Figure contains an axes. The axes contains an object of type surface.

Interpolate gradients of the solution to the grid from -1 to 1 in each direction. Plot the result using quiver.

[gradx,grady] = evaluateGradient(results,querypoints);
figure
quiver(X(:),Y(:),gradx,grady)
xlabel('x')
ylabel('y')

Zoom in to see more details. For example, restrict the range to [-0.2,0.2] in each direction.

axis([-0.2 0.2 -0.2 0.2])

Figure contains an axes. The axes contains an object of type quiver.

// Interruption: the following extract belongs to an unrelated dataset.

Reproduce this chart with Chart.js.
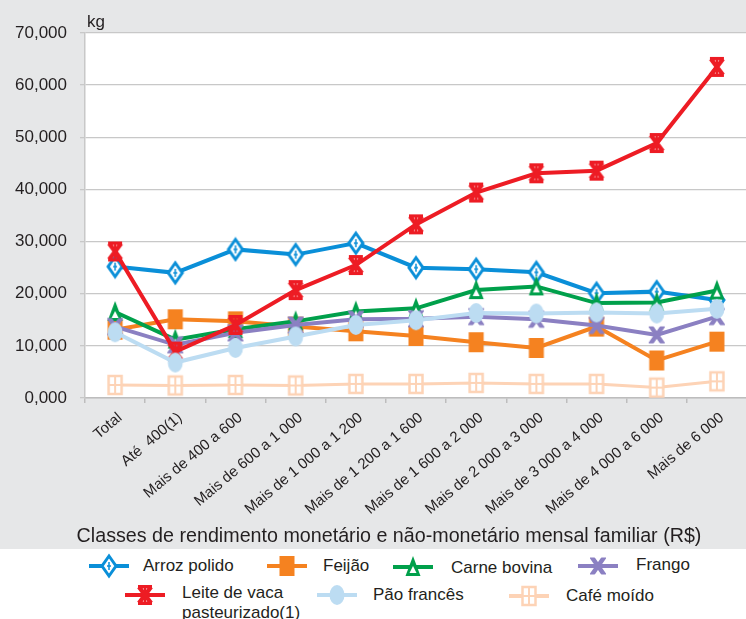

Plot the solution and the gradients on the same range.

figure
h1 = meshc(X,Y,uintrp);
set(h1,'FaceColor','g','EdgeColor','b')
xlabel('x')
ylabel('y')
alpha(0.5)
hold on

Z = -0.05*ones(size(X));
gradz = zeros(size(gradx));

h2 = quiver3(X(:),Y(:),Z(:),gradx,grady,gradz);
set(h2,'Color','r')
axis([-0.2,0.2,-0.2,0.2])

Figure contains an axes. The axes contains 3 objects of type surface, contour, quiver.

Slice of the solution plot along the line x = y.

figure
mesh(X,Y,uintrp)
xlabel('x')
ylabel('y')
alpha(0.25)
hold on

z = linspace(0,0.15,101);
Z = meshgrid(z);
surf(X,X,Z')

view([-20 -45 15])
colormap winter

Figure contains an axes. The axes contains 2 objects of type surface.

Plot the interpolated solution along the line.

figure
xq = v;
yq = v;
uintrp = interpolateSolution(results,xq,yq);

plot3(xq,yq,uintrp)
grid on
xlabel('x')
ylabel('y')

Interpolate gradients of the solution along the same line and add them to the solution plot.

[gradx,grady] = evaluateGradient(results,xq,yq);

gradx = reshape(gradx,size(xq));
grady = reshape(grady,size(yq));

hold on
quiver(xq,yq,gradx,grady)
view([-20 -45 75])

Figure contains an axes. The axes contains 2 objects of type line, quiver.